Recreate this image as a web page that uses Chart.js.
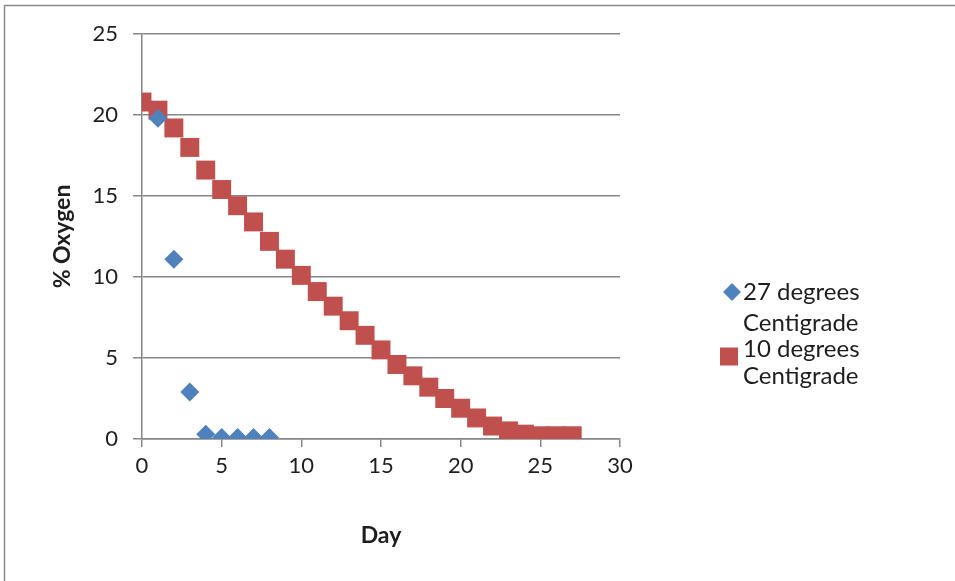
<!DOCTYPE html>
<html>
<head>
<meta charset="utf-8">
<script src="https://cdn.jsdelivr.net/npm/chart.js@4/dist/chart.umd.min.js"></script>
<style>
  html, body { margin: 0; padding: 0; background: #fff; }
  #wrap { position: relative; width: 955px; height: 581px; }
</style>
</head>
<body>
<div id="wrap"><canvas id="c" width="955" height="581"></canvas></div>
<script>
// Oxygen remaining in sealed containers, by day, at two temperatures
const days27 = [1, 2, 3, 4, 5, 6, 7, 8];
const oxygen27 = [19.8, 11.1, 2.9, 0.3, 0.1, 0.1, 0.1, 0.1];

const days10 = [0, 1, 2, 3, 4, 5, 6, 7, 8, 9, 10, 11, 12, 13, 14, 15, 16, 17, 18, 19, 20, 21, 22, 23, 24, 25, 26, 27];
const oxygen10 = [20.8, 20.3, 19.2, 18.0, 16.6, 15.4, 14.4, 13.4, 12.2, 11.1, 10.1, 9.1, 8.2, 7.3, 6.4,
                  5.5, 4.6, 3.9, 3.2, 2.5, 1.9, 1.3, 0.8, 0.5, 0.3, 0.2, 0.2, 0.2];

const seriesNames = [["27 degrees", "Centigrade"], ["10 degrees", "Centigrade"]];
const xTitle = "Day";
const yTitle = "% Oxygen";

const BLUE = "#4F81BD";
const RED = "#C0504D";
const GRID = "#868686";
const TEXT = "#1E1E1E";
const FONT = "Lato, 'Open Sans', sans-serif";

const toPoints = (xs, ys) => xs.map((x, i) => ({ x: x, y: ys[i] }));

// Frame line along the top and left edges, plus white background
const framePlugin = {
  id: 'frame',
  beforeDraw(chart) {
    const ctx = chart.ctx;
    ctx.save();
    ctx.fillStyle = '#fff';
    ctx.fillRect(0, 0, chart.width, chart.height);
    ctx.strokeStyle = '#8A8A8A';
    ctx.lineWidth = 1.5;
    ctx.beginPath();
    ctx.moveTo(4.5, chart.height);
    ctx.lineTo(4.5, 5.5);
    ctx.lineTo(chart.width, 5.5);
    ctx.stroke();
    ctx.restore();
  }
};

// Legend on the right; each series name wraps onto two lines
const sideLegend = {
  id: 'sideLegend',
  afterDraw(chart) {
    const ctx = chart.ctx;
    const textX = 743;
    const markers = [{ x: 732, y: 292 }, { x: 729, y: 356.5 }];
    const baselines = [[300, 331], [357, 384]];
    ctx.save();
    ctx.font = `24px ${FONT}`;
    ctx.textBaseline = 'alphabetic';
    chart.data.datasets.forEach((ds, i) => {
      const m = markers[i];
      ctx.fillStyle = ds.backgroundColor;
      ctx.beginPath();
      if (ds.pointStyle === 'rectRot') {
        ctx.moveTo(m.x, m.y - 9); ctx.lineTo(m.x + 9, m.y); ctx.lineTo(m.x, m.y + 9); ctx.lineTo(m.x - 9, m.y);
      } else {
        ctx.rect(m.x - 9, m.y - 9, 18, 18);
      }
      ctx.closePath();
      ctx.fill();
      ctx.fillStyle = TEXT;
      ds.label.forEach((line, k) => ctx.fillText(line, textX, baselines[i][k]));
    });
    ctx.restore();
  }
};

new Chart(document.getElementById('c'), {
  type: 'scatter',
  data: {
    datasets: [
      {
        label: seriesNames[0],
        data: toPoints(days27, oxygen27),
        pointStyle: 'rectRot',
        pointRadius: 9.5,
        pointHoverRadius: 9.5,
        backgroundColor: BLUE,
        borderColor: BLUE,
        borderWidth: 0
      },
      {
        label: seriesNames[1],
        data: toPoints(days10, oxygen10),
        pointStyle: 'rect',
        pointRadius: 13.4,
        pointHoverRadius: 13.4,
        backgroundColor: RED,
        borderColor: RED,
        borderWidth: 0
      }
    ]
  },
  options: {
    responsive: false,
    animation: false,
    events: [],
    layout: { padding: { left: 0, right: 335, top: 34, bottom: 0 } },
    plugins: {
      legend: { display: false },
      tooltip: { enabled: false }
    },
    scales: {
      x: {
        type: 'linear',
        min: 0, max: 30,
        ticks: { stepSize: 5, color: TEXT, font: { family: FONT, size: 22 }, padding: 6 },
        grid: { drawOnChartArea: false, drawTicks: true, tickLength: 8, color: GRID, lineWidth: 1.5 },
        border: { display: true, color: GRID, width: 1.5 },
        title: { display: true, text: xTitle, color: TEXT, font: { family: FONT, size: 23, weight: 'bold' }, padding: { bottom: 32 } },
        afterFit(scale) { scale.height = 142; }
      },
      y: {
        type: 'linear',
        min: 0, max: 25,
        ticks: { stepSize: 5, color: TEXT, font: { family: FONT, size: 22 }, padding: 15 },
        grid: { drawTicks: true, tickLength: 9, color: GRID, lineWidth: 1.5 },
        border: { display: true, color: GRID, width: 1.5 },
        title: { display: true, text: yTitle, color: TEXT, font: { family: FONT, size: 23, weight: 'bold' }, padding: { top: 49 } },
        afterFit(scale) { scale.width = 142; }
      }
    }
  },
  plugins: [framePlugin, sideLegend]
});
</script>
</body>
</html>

* * *

§ **Exercise directions**
Pictures are to be left out; repeat all the remaining data exactly.

§ **Written answer**
Recreate this image as a web page that uses Chart.js.
<!DOCTYPE html>
<html>
<head>
<meta charset="utf-8">
<script src="https://cdn.jsdelivr.net/npm/chart.js@4/dist/chart.umd.min.js"></script>
<style>
  html, body { margin: 0; padding: 0; background: #fff; }
  #wrap { position: relative; width: 955px; height: 581px; }
</style>
</head>
<body>
<div id="wrap"><canvas id="c" width="955" height="581"></canvas></div>
<script>
// Oxygen remaining in sealed containers, by day, at two temperatures
const days27 = [1, 2, 3, 4, 5, 6, 7, 8];
const oxygen27 = [19.8, 11.1, 2.9, 0.3, 0.1, 0.1, 0.1, 0.1];

const days10 = [0, 1, 2, 3, 4, 5, 6, 7, 8, 9, 10, 11, 12, 13, 14, 15, 16, 17, 18, 19, 20, 21, 22, 23, 24, 25, 26, 27];
const oxygen10 = [20.8, 20.3, 19.2, 18.0, 16.6, 15.4, 14.4, 13.4, 12.2, 11.1, 10.1, 9.1, 8.2, 7.3, 6.4,
                  5.5, 4.6, 3.9, 3.2, 2.5, 1.9, 1.3, 0.8, 0.5, 0.3, 0.2, 0.2, 0.2];

const seriesNames = [["27 degrees", "Centigrade"], ["10 degrees", "Centigrade"]];
const xTitle = "Day";
const yTitle = "% Oxygen";

const BLUE = "#4F81BD";
const RED = "#C0504D";
const GRID = "#868686";
const TEXT = "#1E1E1E";
const FONT = "Lato, 'Open Sans', sans-serif";

const toPoints = (xs, ys) => xs.map((x, i) => ({ x: x, y: ys[i] }));

// Frame line along the top and left edges, plus white background
const framePlugin = {
  id: 'frame',
  beforeDraw(chart) {
    const ctx = chart.ctx;
    ctx.save();
    ctx.fillStyle = '#fff';
    ctx.fillRect(0, 0, chart.width, chart.height);
    ctx.strokeStyle = '#8A8A8A';
    ctx.lineWidth = 1.5;
    ctx.beginPath();
    ctx.moveTo(4.5, chart.height);
    ctx.lineTo(4.5, 5.5);
    ctx.lineTo(chart.width, 5.5);
    ctx.stroke();
    ctx.restore();
  }
};

// Legend on the right; each series name wraps onto two lines
const sideLegend = {
  id: 'sideLegend',
  afterDraw(chart) {
    const ctx = chart.ctx;
    const textX = 743;
    const markers = [{ x: 732, y: 292 }, { x: 729, y: 356.5 }];
    const baselines = [[300, 331], [357, 384]];
    ctx.save();
    ctx.font = `24px ${FONT}`;
    ctx.textBaseline = 'alphabetic';
    chart.data.datasets.forEach((ds, i) => {
      const m = markers[i];
      ctx.fillStyle = ds.backgroundColor;
      ctx.beginPath();
      if (ds.pointStyle === 'rectRot') {
        ctx.moveTo(m.x, m.y - 9); ctx.lineTo(m.x + 9, m.y); ctx.lineTo(m.x, m.y + 9); ctx.lineTo(m.x - 9, m.y);
      } else {
        ctx.rect(m.x - 9, m.y - 9, 18, 18);
      }
      ctx.closePath();
      ctx.fill();
      ctx.fillStyle = TEXT;
      ds.label.forEach((line, k) => ctx.fillText(line, textX, baselines[i][k]));
    });
    ctx.restore();
  }
};

new Chart(document.getElementById('c'), {
  type: 'scatter',
  data: {
    datasets: [
      {
        label: seriesNames[0],
        data: toPoints(days27, oxygen27),
        pointStyle: 'rectRot',
        pointRadius: 9.5,
        pointHoverRadius: 9.5,
        backgroundColor: BLUE,
        borderColor: BLUE,
        borderWidth: 0
      },
      {
        label: seriesNames[1],
        data: toPoints(days10, oxygen10),
        pointStyle: 'rect',
        pointRadius: 13.4,
        pointHoverRadius: 13.4,
        backgroundColor: RED,
        borderColor: RED,
        borderWidth: 0
      }
    ]
  },
  options: {
    responsive: false,
    animation: false,
    events: [],
    layout: { padding: { left: 0, right: 335, top: 34, bottom: 0 } },
    plugins: {
      legend: { display: false },
      tooltip: { enabled: false }
    },
    scales: {
      x: {
        type: 'linear',
        min: 0, max: 30,
        ticks: { stepSize: 5, color: TEXT, font: { family: FONT, size: 22 }, padding: 6 },
        grid: { drawOnChartArea: false, drawTicks: true, tickLength: 8, color: GRID, lineWidth: 1.5 },
        border: { display: true, color: GRID, width: 1.5 },
        title: { display: true, text: xTitle, color: TEXT, font: { family: FONT, size: 23, weight: 'bold' }, padding: { bottom: 32 } },
        afterFit(scale) { scale.height = 142; }
      },
      y: {
        type: 'linear',
        min: 0, max: 25,
        ticks: { stepSize: 5, color: TEXT, font: { family: FONT, size: 22 }, padding: 15 },
        grid: { drawTicks: true, tickLength: 9, color: GRID, lineWidth: 1.5 },
        border: { display: true, color: GRID, width: 1.5 },
        title: { display: true, text: yTitle, color: TEXT, font: { family: FONT, size: 23, weight: 'bold' }, padding: { top: 49 } },
        afterFit(scale) { scale.width = 142; }
      }
    }
  },
  plugins: [framePlugin, sideLegend]
});
</script>
</body>
</html>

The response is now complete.